Restate the data below word for word. Skip any images it contains.

--- BEGIN PROVIDED MATERIAL ---

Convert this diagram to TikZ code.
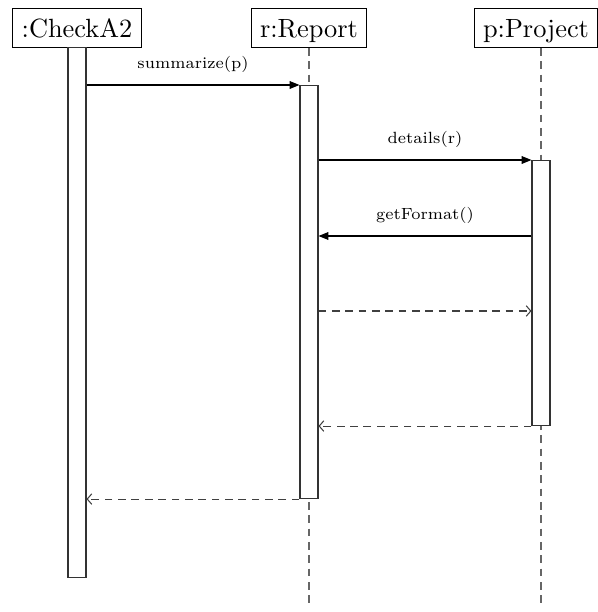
\documentclass[tikz,border=0pt]{standalone}
\usetikzlibrary{arrows.meta}

\begin{document}
\begin{tikzpicture}[line width=0.3pt]

      \tikzstyle{ObjBlock} = [
      rectangle,
      draw=black,
      fill=white,
      scale=0.75,
      inner xsep=3.4pt,
      inner ysep=1.6pt,
      text height=9.3pt,
      text depth=2.2pt,
      anchor=north,
      font=\normalsize
      ]

      \tikzstyle{ActBlock} = [
      rectangle,
      draw=black!80,
      fill=white,
      inner sep=0pt,
      minimum width=0.18cm,
      anchor=north
      ]

      \tikzstyle{LifeLine} = [draw=black!60, dash pattern=on 2.2pt off 1.6pt]
      \tikzstyle{CallArrow} = [-{Triangle[length=2.8pt,width=2.2pt]}]
      \tikzstyle{ReturnArrow} = [-{Straight Barb[length=1.3pt,width=3pt]}, draw=black!75, dash pattern=on 2.2pt off 1.6pt]
      \tikzstyle{MsgLabel} = [above=0.12cm, inner sep=0pt, scale=0.66, font=\scriptsize]

      \useasboundingbox (0,0) rectangle (5.97,-6.12);

      \node (CheckA2) [ObjBlock] at (0.77,-0.083) {:CheckA2};
      \node (Report) [ObjBlock] at (3.09,-0.083) {r:Report};
      \node (Project) [ObjBlock] at (5.36,-0.083) {p:Project};

      \coordinate (ReportEnd) at (3.09,-6.06);
      \coordinate (ProjectEnd) at (5.41,-6.07);

      \draw [LifeLine] (Report.south) -- (ReportEnd);
      \draw [LifeLine] (ProjectEnd |- Project.south) -- (ProjectEnd);

      \node (CheckA2Act) [ActBlock, minimum height=5.30cm] at (0.77,-0.467) {};
      \node (ReportAct) [ActBlock, minimum height=4.13cm] at (3.09,-0.85) {};
      \node (ProjectAct) [ActBlock, minimum height=2.65cm] at (5.41,-1.60) {};

      \draw [CallArrow] (ReportAct.north west -| CheckA2Act.east) -- node[MsgLabel]{summarize(p)} (ReportAct.north west);
      \draw [CallArrow] (ProjectAct.north west -| ReportAct.east) -- node[MsgLabel]{details(r)} (ProjectAct.north west);
      \draw [CallArrow] ([yshift=-0.76cm]ProjectAct.north west) -- node[MsgLabel]{getFormat()} ([yshift=-0.76cm]ProjectAct.north west -| ReportAct.east);
      \draw [ReturnArrow] ([yshift=-1.51cm]ProjectAct.north west -| ReportAct.east) -- ([yshift=-1.51cm]ProjectAct.north west);
      \draw [ReturnArrow] (ProjectAct.south west) -- (ProjectAct.south west -| ReportAct.east);
      \draw [ReturnArrow] (ReportAct.south west) -- (ReportAct.south west -| CheckA2Act.east);

    \end{tikzpicture}
\end{document}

--- END PROVIDED MATERIAL ---

> EXERCISE RESULT
Convert this diagram to TikZ code.
\documentclass[tikz,border=0pt]{standalone}
\usetikzlibrary{arrows.meta}

\begin{document}
\begin{tikzpicture}[line width=0.3pt]

      \tikzstyle{ObjBlock} = [
      rectangle,
      draw=black,
      fill=white,
      scale=0.75,
      inner xsep=3.4pt,
      inner ysep=1.6pt,
      text height=9.3pt,
      text depth=2.2pt,
      anchor=north,
      font=\normalsize
      ]

      \tikzstyle{ActBlock} = [
      rectangle,
      draw=black!80,
      fill=white,
      inner sep=0pt,
      minimum width=0.18cm,
      anchor=north
      ]

      \tikzstyle{LifeLine} = [draw=black!60, dash pattern=on 2.2pt off 1.6pt]
      \tikzstyle{CallArrow} = [-{Triangle[length=2.8pt,width=2.2pt]}]
      \tikzstyle{ReturnArrow} = [-{Straight Barb[length=1.3pt,width=3pt]}, draw=black!75, dash pattern=on 2.2pt off 1.6pt]
      \tikzstyle{MsgLabel} = [above=0.12cm, inner sep=0pt, scale=0.66, font=\scriptsize]

      \useasboundingbox (0,0) rectangle (5.97,-6.12);

      \node (CheckA2) [ObjBlock] at (0.77,-0.083) {:CheckA2};
      \node (Report) [ObjBlock] at (3.09,-0.083) {r:Report};
      \node (Project) [ObjBlock] at (5.36,-0.083) {p:Project};

      \coordinate (ReportEnd) at (3.09,-6.06);
      \coordinate (ProjectEnd) at (5.41,-6.07);

      \draw [LifeLine] (Report.south) -- (ReportEnd);
      \draw [LifeLine] (ProjectEnd |- Project.south) -- (ProjectEnd);

      \node (CheckA2Act) [ActBlock, minimum height=5.30cm] at (0.77,-0.467) {};
      \node (ReportAct) [ActBlock, minimum height=4.13cm] at (3.09,-0.85) {};
      \node (ProjectAct) [ActBlock, minimum height=2.65cm] at (5.41,-1.60) {};

      \draw [CallArrow] (ReportAct.north west -| CheckA2Act.east) -- node[MsgLabel]{summarize(p)} (ReportAct.north west);
      \draw [CallArrow] (ProjectAct.north west -| ReportAct.east) -- node[MsgLabel]{details(r)} (ProjectAct.north west);
      \draw [CallArrow] ([yshift=-0.76cm]ProjectAct.north west) -- node[MsgLabel]{getFormat()} ([yshift=-0.76cm]ProjectAct.north west -| ReportAct.east);
      \draw [ReturnArrow] ([yshift=-1.51cm]ProjectAct.north west -| ReportAct.east) -- ([yshift=-1.51cm]ProjectAct.north west);
      \draw [ReturnArrow] (ProjectAct.south west) -- (ProjectAct.south west -| ReportAct.east);
      \draw [ReturnArrow] (ReportAct.south west) -- (ReportAct.south west -| CheckA2Act.east);

    \end{tikzpicture}
\end{document}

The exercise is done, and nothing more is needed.